I can't calculate how these moves by Smith are anything but politically motivated. Just a few months ago Smith was sending letters to his constituents articulating a hardline support for Bush in Iraq.

This is evidence by a letter to the editor which appeared in the Coos Bay World newspaper in December:

December 19, 2006

A recent front page contained a picture of Sen. Gordon Smith along with his revised statements concerning Iraq (The World, Dec. 11). He has concluded that we have failed in Iraq; that we're in the midst of a civil war and we're asking our American young men (and women) to risk their lives in the midst of this civil conflict.

I write many letters to our politicians, to Sen. Ron Wyden, Rep. Peter DeFazio and Sen. Smith.

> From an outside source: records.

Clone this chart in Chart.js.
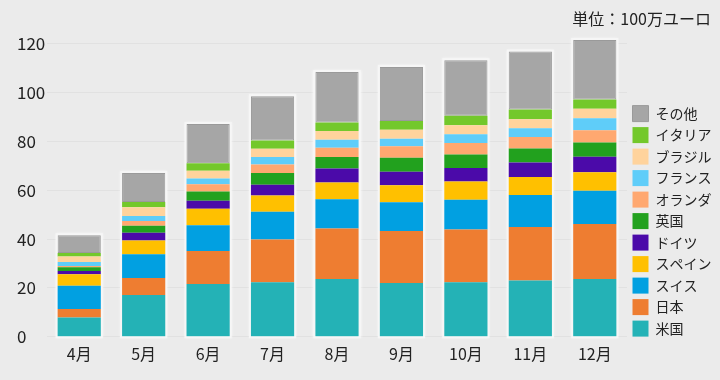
<!DOCTYPE html>
<html><head><meta charset="utf-8">
<script src="https://cdn.jsdelivr.net/npm/chart.js@4/dist/chart.umd.min.js"></script>
<style>
html,body{margin:0;padding:0;background:#ebebeb;}
#wrap{width:720px;height:380px;position:relative;}
</style></head>
<body><div id="wrap"><canvas id="c" width="720" height="380"></canvas></div>
<script>
const months = ['4月','5月','6月','7月','8月','9月','10月','11月','12月'];
const seriesNames = ['米国','日本','スイス','スペイン','ドイツ','英国','オランダ','フランス','ブラジル','イタリア','その他'];
const usa     = [7.9, 17.1, 21.6, 22.3, 23.7, 22.0, 22.3, 23.0, 23.7];
const japan   = [3.5, 7.0, 13.5, 17.5, 20.6, 21.3, 21.6, 22.0, 22.5];
const swiss   = [9.5, 9.7, 10.6, 11.4, 12.0, 11.8, 12.2, 13.1, 13.6];
const spain   = [4.7, 5.6, 6.7, 6.7, 6.9, 6.9, 7.5, 7.3, 7.6];
const germany = [1.3, 3.2, 3.3, 4.4, 5.7, 5.6, 5.5, 6.0, 6.3];
const uk      = [1.6, 2.9, 3.8, 4.8, 4.7, 5.7, 5.5, 5.7, 5.9];
const nether  = [0.5, 1.9, 3.0, 3.4, 3.8, 4.7, 4.7, 4.7, 5.0];
const france  = [1.6, 2.1, 2.3, 3.1, 3.3, 3.1, 3.6, 3.6, 4.9];
const brazil  = [2.3, 3.5, 3.2, 3.4, 3.6, 3.7, 3.7, 3.7, 3.9];
const italy   = [1.4, 2.2, 3.1, 3.4, 3.4, 3.6, 3.9, 4.0, 3.8];
const others  = [7.3, 11.9, 16.0, 18.1, 20.7, 22.1, 22.7, 23.7, 24.3];
const yTicks  = [0, 20, 40, 60, 80, 100, 120];
const unitLabel = '単位：100万ユーロ';

const seriesValues = [usa, japan, swiss, spain, germany, uk, nether, france, brazil, italy, others];
const colors  = ['#24b2b6','#ee7d31','#01a0e1','#ffc000','#4b0aa9','#22a11e','#ffa870','#5fcdf9','#ffd39c','#73c82b','#a6a6a6'];
const borders = ['#24b2b6','#ee7d31','#01a0e1','#ffc000','#4b0aa9','#22a11e','#ffa870','#5fcdf9','#ffd39c','#73c82b','#9a9a9a'];
const borderWidths = [0,0,0,0,0,0,0,0,0,0,1];

const FONT = '"Noto Sans CJK JP", "Noto Sans", sans-serif';

const stackOutline = {
  id: 'stackOutline',
  beforeDatasetsDraw(chart) {
    const ctx = chart.ctx;
    const n = chart.data.labels.length;
    for (let i = 0; i < n; i++) {
      let top = Infinity, bottom = -Infinity, x = null, w = null;
      chart.data.datasets.forEach((ds, d) => {
        const meta = chart.getDatasetMeta(d);
        if (!meta.visible) return;
        const el = meta.data[i];
        if (!el) return;
        const p = el.getProps(['x','y','base','width'], true);
        top = Math.min(top, p.y, p.base);
        bottom = Math.max(bottom, p.y, p.base);
        x = p.x; w = p.width;
      });
      if (x === null) continue;
      ctx.save();
      ctx.shadowColor = 'rgba(255,255,255,0.8)';
      ctx.shadowBlur = 3;
      ctx.fillStyle = '#f6f6f6';
      ctx.fillRect(x - w/2 - 2, top - 2, w + 4, bottom - top + 4);
      ctx.restore();
    }
  }
};

new Chart(document.getElementById('c'), {
  type: 'bar',
  data: {
    labels: months,
    datasets: seriesNames.map((name, k) => ({
      label: name,
      data: seriesValues[k],
      backgroundColor: colors[k],
      borderColor: borders[k],
      borderWidth: borderWidths[k],
      borderSkipped: false,
      categoryPercentage: 1,
      barPercentage: 0.67
    }))
  },
  options: {
    responsive: false,
    animation: false,
    devicePixelRatio: 1,
    layout: { padding: { top: 0, right: 9, bottom: 8, left: 17 } },
    scales: {
      x: {
        stacked: true,
        grid: { display: false, drawTicks: false },
        border: { display: false },
        ticks: { color: '#222', font: { family: FONT, size: 16 }, padding: 8 }
      },
      y: {
        stacked: true,
        min: 0,
        max: 125,
        afterFit(s) { s.width = 30; },
        afterBuildTicks(s) { s.ticks = yTicks.map(v => ({ value: v })); },
        grid: { color: '#e1e1e1', drawTicks: false, lineWidth: 1 },
        border: { display: false },
        ticks: { color: '#222', crossAlign: 'far', padding: 2, font: { family: FONT, size: 17 } }
      }
    },
    plugins: {
      title: {
        display: true,
        text: unitLabel,
        align: 'end',
        color: '#222',
        font: { family: FONT, size: 16, weight: 'normal' },
        padding: { top: 9, bottom: 3.3 }
      },
      legend: {
        position: 'right',
        reverse: true,
        maxWidth: 84,
        align: 'center',
        title: { display: true, text: '', padding: { top: 0, bottom: 0 }, font: { size: 58.5, family: FONT } },
        labels: {
          color: '#222',
          boxWidth: 16,
          boxHeight: 16,
          padding: 5.5,
          font: { family: FONT, size: 14 }
        }
      },
      tooltip: { enabled: false }
    }
  },
  plugins: [stackOutline]
});
</script>
</body></html>
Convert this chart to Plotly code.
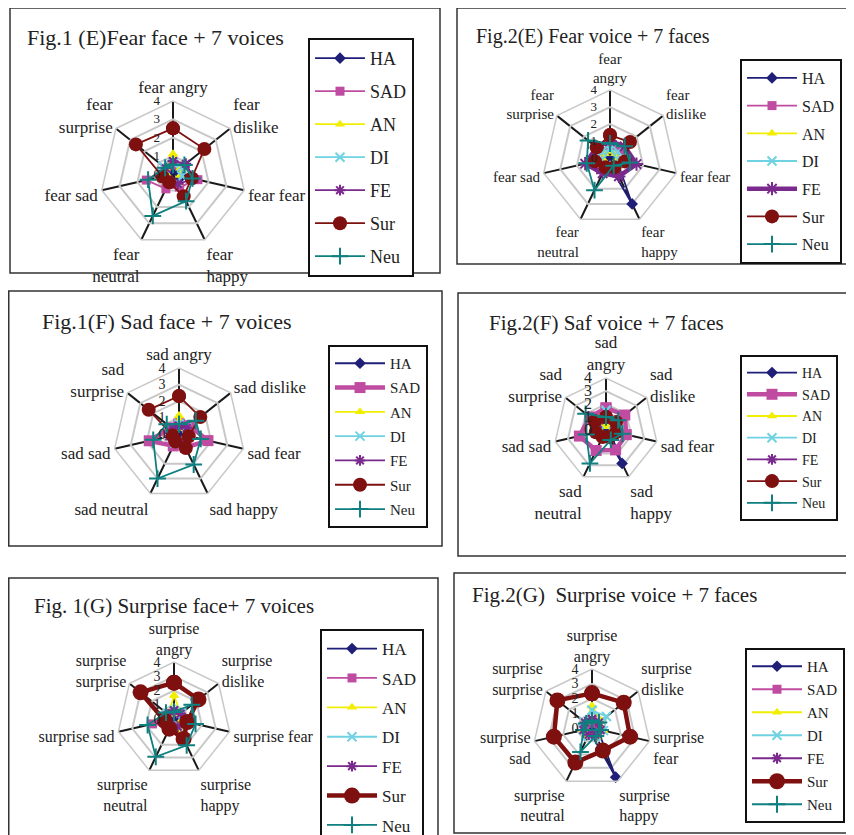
import plotly.graph_objects as go

# the page has an 8px body margin; layout is given in reference pixels shifted by it.
# The figure is made larger than the viewport so that the parts the reference cuts
# off at the right/bottom edges are simply cropped by the window.
OFF = 8
FW, FH = 870, 870
SERIF = "Liberation Serif, Times New Roman, serif"

# ---------------- data ----------------
series_names = ["HA", "SAD", "AN", "DI", "FE", "Sur", "Neu"]

# axis order: angry, dislike, fear, happy, neutral, sad, surprise
labels_1e = ["fear angry", "fear<br>dislike", "fear fear", "fear<br>happy",
             "fear<br>neutral", "fear sad", "fear<br>surprise"]
values_1e = {
    "HA":  [0.3, 0.3, 0.5, 0.5, 0.3, 0.3, 0.3],
    "SAD": [0.5, 0.7, 1.4, 0.8, 0.9, 1.5, 0.5],
    "AN":  [1.1, 0.5, 0.4, 0.6, 0.4, 0.3, 0.5],
    "DI":  [0.6, 0.6, 0.5, 0.5, 0.5, 0.5, 0.7],
    "FE":  [0.7, 0.9, 1.2, 0.6, 0.5, 0.6, 0.5],
    "Sur": [2.5, 2.2, 1.05, 1.35, 0.5, 0.6, 2.6],
    "Neu": [0.5, 0.8, 1.1, 1.65, 2.55, 1.4, 0.55],
}

labels_2e = ["fear<br>angry", "fear<br>dislike", "fear fear", "fear<br>happy",
             "fear<br>neutral", "fear sad", "fear<br>surprise"]
values_2e = {
    "HA":  [0.3, 0.3, 0.4, 3.0, 0.3, 0.3, 0.3],
    "SAD": [0.6, 0.7, 1.0, 0.8, 0.8, 0.9, 0.6],
    "AN":  [0.4, 0.4, 0.4, 0.4, 0.4, 0.4, 0.4],
    "DI":  [0.5, 0.6, 0.5, 0.5, 0.5, 0.5, 0.6],
    "FE":  [1.0, 1.1, 1.6, 1.2, 1.0, 1.5, 1.0],
    "Sur": [1.35, 1.5, 0.9, 0.6, 0.6, 0.9, 1.0],
    "Neu": [0.85, 1.1, 1.2, 0.5, 2.1, 1.4, 1.65],
}

labels_1f = ["sad angry", "sad dislike", "sad fear", "sad happy",
             "sad neutral", "sad sad", "sad<br>surprise"]
values_1f = {
    "HA":  [0.3, 0.3, 0.3, 0.4, 0.3, 0.3, 0.3],
    "SAD": [0.6, 0.8, 1.8, 0.9, 0.8, 1.85, 0.6],
    "AN":  [1.1, 0.5, 0.4, 0.8, 0.6, 0.4, 0.4],
    "DI":  [0.6, 0.6, 0.5, 0.5, 0.6, 0.5, 0.6],
    "FE":  [0.5, 0.6, 0.6, 0.5, 0.5, 0.6, 0.5],
    "Sur": [2.3, 1.65, 0.6, 0.95, 0.5, 0.4, 2.35],
    "Neu": [0.6, 1.3, 1.35, 2.05, 3.0, 1.6, 0.95],
}

labels_2f = ["sad<br>angry", "sad<br>dislike", "sad fear", "sad<br>happy",
             "sad<br>neutral", "sad sad", "sad<br>surprise"]
values_2f = {
    "HA":  [0.3, 0.3, 0.3, 2.85, 0.3, 0.3, 0.3],
    "SAD": [1.7, 1.85, 1.6, 1.7, 1.75, 2.1, 1.6],
    "AN":  [0.4, 0.4, 0.4, 0.4, 0.4, 0.4, 0.4],
    "DI":  [1.5, 0.8, 0.6, 0.5, 0.5, 0.6, 0.7],
    "FE":  [0.8, 0.8, 0.7, 0.6, 0.6, 0.7, 0.8],
    "Sur": [1.0, 1.0, 0.8, 0.6, 0.6, 0.8, 1.1],
    "Neu": [1.0, 1.2, 1.3, 0.85, 2.85, 1.55, 2.0],
}

labels_1g = ["surprise<br>angry", "surprise<br>dislike", "surprise fear", "surprise<br>happy",
             "surprise<br>neutral", "surprise sad", "surprise<br>surprise"]
values_1g = {
    "HA":  [0.3, 0.3, 0.3, 0.4, 0.3, 0.3, 0.3],
    "SAD": [0.5, 0.6, 1.0, 0.6, 0.6, 1.55, 0.6],
    "AN":  [1.65, 0.6, 0.5, 0.9, 0.5, 0.4, 0.5],
    "DI":  [0.6, 0.7, 0.6, 0.6, 0.5, 0.6, 0.6],
    "FE":  [0.6, 0.6, 0.8, 0.6, 0.5, 0.6, 0.5],
    "Sur": [2.55, 2.2, 0.95, 1.55, 0.75, 0.65, 3.0],
    "Neu": [0.5, 1.6, 1.55, 2.05, 2.95, 1.9, 0.72],
}

labels_2g = ["surprise<br>angry", "surprise<br>dislike", "surprise<br>fear", "surprise<br>happy",
             "surprise<br>neutral", "surprise<br>sad", "surprise<br>surprise"]
values_2g = {
    "HA":  [0.3, 0.3, 0.4, 3.7, 0.3, 0.3, 0.3],
    "SAD": [0.5, 0.5, 0.5, 0.5, 0.5, 0.5, 0.5],
    "AN":  [1.5, 0.8, 0.8, 0.7, 0.6, 0.6, 0.6],
    "DI":  [1.2, 1.25, 0.8, 0.6, 0.6, 0.6, 0.7],
    "FE":  [0.6, 0.6, 0.6, 0.5, 0.5, 0.6, 0.6],
    "Sur": [2.35, 2.75, 2.65, 1.7, 2.6, 2.65, 3.0],
    "Neu": [0.5, 0.6, 0.6, 0.6, 1.8, 0.6, 0.5],
}

titles = ["Fig.1 (E)Fear face + 7 voices", "Fig.2(E) Fear voice + 7 faces",
          "Fig.1(F) Sad face + 7 voices", "Fig.2(F) Saf voice + 7 faces",
          "Fig. 1(G) Surprise face+ 7 voices", "Fig.2(G)  Surprise voice + 7 faces"]
radial_ticks = [0, 1, 2, 3, 4]

# ---------------- styles / layout geometry (reference px) ----------------
colors = {"HA": "#1f1f78", "SAD": "#c04ca2", "AN": "#f2ee00", "DI": "#6fd2e2",
          "FE": "#7a2a8c", "Sur": "#7f1010", "Neu": "#0f7f80"}
symbols = {"HA": "diamond", "SAD": "square", "AN": "triangle-up", "DI": "x-thin-open",
           "FE": "asterisk-open", "Sur": "circle", "Neu": "cross-thin-open"}
msize = {"HA": 9, "SAD": 9, "AN": 9, "DI": 9, "FE": 9, "Sur": 14, "Neu": 12}

panels = [
    dict(labels=labels_1e, values=values_1e, c=(173, 174), R=73, box=(10, 8, 440, 273),
         title=(25, 38, 22), leg=(308, 38, 18, 6.6), hl=None, afont=17, rfont=13),
    dict(labels=labels_2e, values=values_2e, c=(610, 158), R=68, box=(457, 8, 900, 264),
         title=(474, 37, 20), leg=(740, 59, 16, 3.9), hl="FE", afont=15, rfont=13),
    dict(labels=labels_1f, values=values_1f, c=(179, 434), R=66, box=(3, 291, 442, 546),
         title=(40, 321, 22), leg=(328, 345, 15, 1.8), hl="SAD", afont=17, rfont=14),
    dict(labels=labels_2f, values=values_2f, c=(606, 430), R=52, box=(458, 293, 900, 556),
         title=(487, 323, 21), leg=(740, 355, 14, 0.5), hl="SAD", afont=17, rfont=16),
    dict(labels=labels_1g, values=values_1g, c=(174, 719), R=57, box=(5, 578, 438, 900),
         title=(32, 606, 21), leg=(320, 629, 17, 4.3), hl="Sur", afont=16, rfont=14),
    dict(labels=labels_2g, values=values_2g, c=(592, 728), R=59, box=(454, 573, 900, 833),
         title=(470, 595, 21), leg=(745, 648, 15, 0.5), hl="Sur", afont=16, rfont=14),
]


def fx(x):
    return (max(x, OFF + 0.75) - OFF) / FW


def fy(y):
    return 1 - (y - OFF) / FH


fig = go.Figure()
layout = dict(width=FW, height=FH, autosize=False, margin=dict(l=0, r=0, t=0, b=0),
              paper_bgcolor="white", plot_bgcolor="white", showlegend=True,
              shapes=[], annotations=[])

for i, p in enumerate(panels):
    n = i + 1
    pid = "polar" if n == 1 else f"polar{n}"
    lid = "legend" if n == 1 else f"legend{n}"
    cx, cy = p["c"]
    R = p["R"]
    for s in series_names:
        vals = p["values"][s]
        thick = (p["hl"] == s)
        open_sym = symbols[s].endswith("open")
        fig.add_trace(go.Scatterpolar(
            r=vals + vals[:1], theta=p["labels"] + p["labels"][:1],
            mode="lines+markers", name=s, subplot=pid, legend=lid,
            legendgroup=f"p{n}{s}",
            line=dict(color=colors[s], width=4.5 if thick else 1.8),
            marker=dict(symbol=symbols[s], size=msize[s] + (2 if thick else 0),
                        color=colors[s],
                        line=dict(color=colors[s], width=2 if open_sym else 0)),
        ))
    layout[pid] = dict(
        domain=dict(x=[fx(cx - R), fx(cx + R)], y=[fy(cy + R), fy(cy - R)]),
        gridshape="linear", bgcolor="white",
        angularaxis=dict(type="category", categoryarray=p["labels"], rotation=90,
                         direction="clockwise", showline=True, linecolor="#c8c8c8",
                         linewidth=1.5, gridcolor="#1a1a1a", gridwidth=1.5, ticks="",
                         tickfont=dict(family=SERIF, size=p["afont"], color="#222")),
        radialaxis=dict(range=[0, 4], tickvals=radial_ticks, angle=90, tickangle=90,
                        side="counterclockwise", showline=False,
                        ticks="outside", ticklen=8, tickcolor="rgba(0,0,0,0)",
                        gridcolor="#c8c8c8", gridwidth=1.5,
                        tickfont=dict(family=SERIF, size=p["rfont"], color="#222")),
    )
    lx, ly, lfs, gap = p["leg"]
    layout[lid] = dict(x=fx(lx), y=fy(ly), xanchor="left", yanchor="top",
                       xref="paper", yref="paper",
                       bordercolor="#111", borderwidth=2, bgcolor="white",
                       font=dict(family=SERIF, size=lfs, color="#222"),
                       tracegroupgap=gap, traceorder="grouped", itemwidth=50)
    x0, y0, x1, y1 = p["box"]
    layout["shapes"].append(dict(type="rect", xref="paper", yref="paper",
                                 x0=fx(x0), x1=fx(x1), y0=fy(y0), y1=fy(y1),
                                 line=dict(color="#333", width=1.5), layer="below"))
    tx, ty, tfs = p["title"]
    layout["annotations"].append(dict(text=titles[i], xref="paper", yref="paper",
                                      x=fx(tx), y=fy(ty), xanchor="left", yanchor="middle",
                                      showarrow=False,
                                      font=dict(family=SERIF, size=tfs, color="#222")))

fig.update_layout(**layout)
fig.write_html("out.html")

DeFazio responds to every letter, Wyden to a great number, and Smith to only two: one responding to when I wrote him commiserating the death of his son, and the second in response to my concerns around Iraq - this past October, less than two months ago, before the elections.

I can only state that I was astounded by his second letter, with statements concerning the wonderful things we were doing in Iraq. He believed we had brought a legal and stable democracy to the county. It was the politician's mind at work to save his senatorial seat in the coming elections of 2008, not the soft-spoken man who portrays himself as always thinking about the welfare of Oregonians.

What brought about this extreme change? Could it have been the elections where Bush took a beating? Can he now separate himself from his usual lock-step pace behind the president? What does he hope to gain from this reversal? No more fear of Bush's tactics of demonizing anyone who disagrees; he must get ready for elections in 2008.

James Cunningham
Coos Bay

I spoke with Mr. Cunningham by phone. He no longer has the copy of the letter Smith's office sent to him on Iraq. But Cunningham was certainly outraged that Smith waited so long to change his position and expressed skepticism at Smith's reformation.

If Smith really expects to gain traction with the electorate on this he's going to have to articulate a definitive position AND explain the impetus for his alleged change of heart.